Prototype system enables the visually impaired to ‘see’ the world with sound
By Jude Garvey
July 8, 2009
If you’re lucky enough to have perfect eye sight, it is incredibly difficult to imagine what the world is like for a visually impaired person. There have been some astounding breakthroughs in the development of new technologies to assist the blind which aim to replicate the function of the eye, but this project takes a totally different approach. The Cognitive Aid System for Blind People (CASBLiP) uses lasers and digital video images to create a three-dimensional acoustic map which, when relayed through headphones, enables users to "see" the world with sound.
Laser and digital video camera images will be used to analyze the distance of obstacles and help to predict the movement of people and motor vehicles as the user nears them. This spatial information will then be transformed and presented to the user via headphones as an "audible map". The signals received via headphones will guide and assist the user to negotiate and navigate the obstacles and dangers of the outside world. The user will also wear glasses with miniature video cameras mounted on them. These will provide the necessary video vision.
Once developed, this is how it will work - as you move around, the sounds received via headphones will alter and the stereo audio system will enable you to interpret sounds and then place them in accordance with their distance to you. For example, as you walk away from an object, the sound will decrease. Walk closer to an object and the sound will increase. If an object is on your right, you’ll hear it on your right and you will also be warned via audio tone to get out of the way if something is headed straight for you.
The CASBliP project has been three years in the making so far and has been made possible by funding from the European Union (EU). There are a number of universities and blind institutions involved in the consortium.
Researchers from the University of Bristol used algorithms and real-time image processing to identify common street objects and obstacles - such as people, trees or street furniture – to create a “depth map”, capable of calculating distances. This system is also capable of predicting movement.
Meanwhile, technology was being developed at the University of Laguna in Spain to make it possible to transform spatial information into three-dimensional acoustic maps. A gyroscopic sensor developed by the University of Marche in Italy, detects how the user moves their head. As the user moves position or changes their direction of their head, the relative position of sounds will also move. If the user turns toward a sound to their left, the sound will move left towards the sound picture.
Also, the University of Marche worked closely with the Cavazza Institute in Italy to include a GPS location system into the unit to help complement the other technologies. This may help to assist a visually impaired person by adding mapping services to the device, including the ability to add verbal directions to the required destination.
All the developed components will be put together to create a device that "sees" the world through hearing.
So far, two prototype devices mounted on a helmet have been developed. They have been tested in real world environments by participants from the German Federation of the Blind and Partially Sighted and the Francesco Cavazza Institute in Italy.
The first design (M1) uses a laser sensor that was initially developed by Siemens to detect passengers in cars.

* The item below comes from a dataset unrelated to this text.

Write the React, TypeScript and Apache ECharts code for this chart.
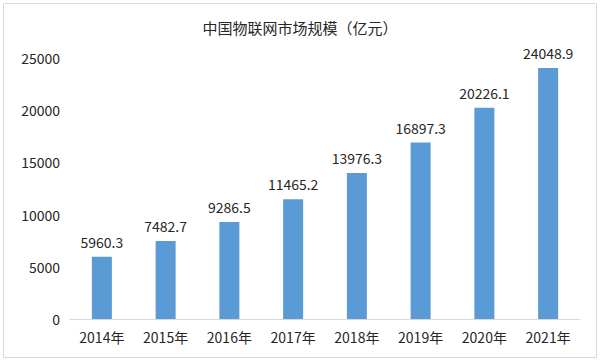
import React, { useEffect, useRef } from "react";
import * as echarts from "echarts";

const categories = ["2014年", "2015年", "2016年", "2017年", "2018年", "2019年", "2020年", "2021年"];
const values = [5960.3, 7482.7, 9286.5, 11465.2, 13976.3, 16897.3, 20226.1, 24048.9];
const titleText = "中国物联网市场规模（亿元）";

export default function App() {
  const ref = useRef<HTMLDivElement>(null);
  useEffect(() => {
    if (!ref.current) return;
    const chart = echarts.init(ref.current, undefined, { renderer: "svg" });
    const font = "'Microsoft YaHei', 'Noto Sans CJK SC', sans-serif";
    chart.setOption({
      animation: false,
      backgroundColor: "#ffffff",
      textStyle: { fontFamily: font },
      title: {
        text: titleText,
        left: "center",
        top: 15,
        textStyle: { fontSize: 15, fontWeight: "normal", color: "#262626", fontFamily: font },
      },
      graphic: [
        {
          type: "rect",
          shape: { x: 3.5, y: 3.5, width: 593, height: 354 },
          style: { fill: "none", stroke: "#d9d9d9", lineWidth: 1 },
          silent: true,
        },
      ],
      grid: { left: 70, right: 20, top: 58, bottom: 43, containLabel: false },
      xAxis: {
        type: "category",
        data: categories,
        axisLine: { show: true, lineStyle: { color: "#d9d9d9", width: 1 } },
        axisTick: { show: false },
        axisLabel: { color: "#262626", fontSize: 14, margin: 11, fontFamily: font },
      },
      yAxis: {
        type: "value",
        min: 0,
        max: 25000,
        interval: 5000,
        axisLine: { show: false },
        axisTick: { show: false },
        splitLine: { show: false },
        axisLabel: {
          color: "#262626",
          fontSize: 14,
          margin: 10,
          fontFamily: font,
          formatter: (v: number) => String(v),
        },
      },
      series: [
        {
          type: "bar",
          data: values,
          barWidth: 20,
          itemStyle: { color: "#5B9BD5" },
          label: {
            show: true,
            position: "top",
            distance: 8,
            color: "#262626",
            fontSize: 14,
            fontFamily: font,
          },
        },
      ],
    });
    return () => chart.dispose();
  }, []);
  return (
    <div
      ref={ref}
      style={{ position: "fixed", left: 0, top: 0, width: 600, height: 362 }}
    />
  );
}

The system cannot be seen by others as it is mounted within glasses and uses infrared light. It is effective for users that are capable of recognizing familiar items such as trees or people from the sound information they receive.
A second version (M2) sees two digital video cameras added to either side of a helmet. This system can predict and detect the movement of objects.
“We know that the technology works,” says Guillermo Peris-Fajarnés, who coordinated the project from the Research Group on Graphic Technologies at the Universidad Politecnica de Valencia. “Our tests have been very successful and blind people have been able to navigate comfortably in controlled tests and even along a normal street.”
“There is still a lot of development work to do before this could go on the market, especially to prove that the system is 100% reliable,” Peris-Fajarnés notes. “You can't risk it going wrong while a user is crossing the road.”
If the funding for the project runs out, it is hoped that the consortium will complete this incredible work with funding from other sources on the way to enriching the lives of the huige number of people ( 20 million in America qalone suffering from some form of significant visual impairment.